Saudi Arabia: Schoolgirl Sentenced to 18 Years in Prison over Tweets

Saudi Arabia has sentenced a secondary schoolgirl to 18 years in jail and a travel ban for posting tweets in support of political prisoners. The prison sentence came a few hours after Crown Prince Mohammed bin Salman (MBS) claimed wide-ranging reforms during an interview with Fox News.
Well-informed sources revealed that the Saudi Specialised Criminal Court handed out the sentence in August to 18-year-old Manal al-Gafiri, who was only 17 at the time of her arrest.
The prison sentence is not the first of its kind. Saudi judiciary has issued several extreme prison sentences over social media activism for criticising the government.
These sentences include the recent death penalty against Mohammed al-Ghamdi, a retired teacher, for comments made on Twitter and YouTube, and the 34-year sentence of Leeds University doctoral candidate Salma al-Shehab over tweets last year, in addition to the 45-year prison sentence of Noura Al-Qahtani.
During the Fox News interview, MBS blamed the harsh prison sentences against social media activists on “bad laws” that he cannot change for reasons he did not reveal nor the journalist has asked for.
“We are not happy with that. We are ashamed of that. But [under] the jury system, you have to follow the laws, and I cannot tell a judge [to] do that and ignore the law, because… that’s against the rule of law,” he said.
The statements made by MBS are incredibly contradictory. On the one hand, he acknowledges the legal controversies surrounding current laws, but he ignores the fact that the majority of these laws were updated during his term in office, making already problematic laws even worse.

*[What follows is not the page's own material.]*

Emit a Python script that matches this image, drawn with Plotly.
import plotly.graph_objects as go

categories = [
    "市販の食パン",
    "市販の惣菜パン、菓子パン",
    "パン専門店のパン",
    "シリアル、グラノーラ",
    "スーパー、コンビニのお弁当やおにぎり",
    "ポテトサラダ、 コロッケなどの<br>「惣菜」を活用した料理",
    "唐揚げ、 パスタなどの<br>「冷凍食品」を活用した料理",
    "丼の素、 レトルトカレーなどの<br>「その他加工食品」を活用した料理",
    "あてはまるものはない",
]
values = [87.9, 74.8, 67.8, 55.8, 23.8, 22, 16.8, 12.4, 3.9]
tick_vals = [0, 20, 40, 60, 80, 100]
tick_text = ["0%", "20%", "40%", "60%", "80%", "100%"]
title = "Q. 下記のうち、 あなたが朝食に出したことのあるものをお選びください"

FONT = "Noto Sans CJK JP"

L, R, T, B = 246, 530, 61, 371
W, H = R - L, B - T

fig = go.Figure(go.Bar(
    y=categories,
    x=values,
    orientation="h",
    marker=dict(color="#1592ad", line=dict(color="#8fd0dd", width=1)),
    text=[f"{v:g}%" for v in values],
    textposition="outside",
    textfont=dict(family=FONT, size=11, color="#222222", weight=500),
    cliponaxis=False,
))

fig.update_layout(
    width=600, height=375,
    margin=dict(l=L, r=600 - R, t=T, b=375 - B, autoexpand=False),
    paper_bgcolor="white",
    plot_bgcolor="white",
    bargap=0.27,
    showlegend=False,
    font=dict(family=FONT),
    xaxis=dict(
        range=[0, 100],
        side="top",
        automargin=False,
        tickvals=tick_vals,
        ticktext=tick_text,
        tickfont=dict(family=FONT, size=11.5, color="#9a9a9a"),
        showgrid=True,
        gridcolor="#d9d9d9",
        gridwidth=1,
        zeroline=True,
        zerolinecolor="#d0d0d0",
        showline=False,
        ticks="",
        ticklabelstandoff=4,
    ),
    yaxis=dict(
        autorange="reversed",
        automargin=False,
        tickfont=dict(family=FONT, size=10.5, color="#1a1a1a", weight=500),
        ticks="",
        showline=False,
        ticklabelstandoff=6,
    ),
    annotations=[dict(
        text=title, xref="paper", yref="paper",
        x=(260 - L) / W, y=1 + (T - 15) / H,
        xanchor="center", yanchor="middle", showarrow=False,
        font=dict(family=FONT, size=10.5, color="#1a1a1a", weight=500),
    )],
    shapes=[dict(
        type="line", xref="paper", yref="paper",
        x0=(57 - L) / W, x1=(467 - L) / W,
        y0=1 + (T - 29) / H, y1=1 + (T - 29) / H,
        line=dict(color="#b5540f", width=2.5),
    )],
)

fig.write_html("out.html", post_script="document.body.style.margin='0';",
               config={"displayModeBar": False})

These severe sentences were imposed in accordance with the most recent editions of the Anti-Terrorism Law, which were all updated while MBS was in power. The State Security Agency, which conducts the arrests and inquiries into prisoners of conscience, is additionally directly under MBS’s personal supervision.
The 2017 overhaul of the kingdom’s security apparatus has significantly enabled the repression of Saudi opposition voices, including those of women rights defenders and opposition activists.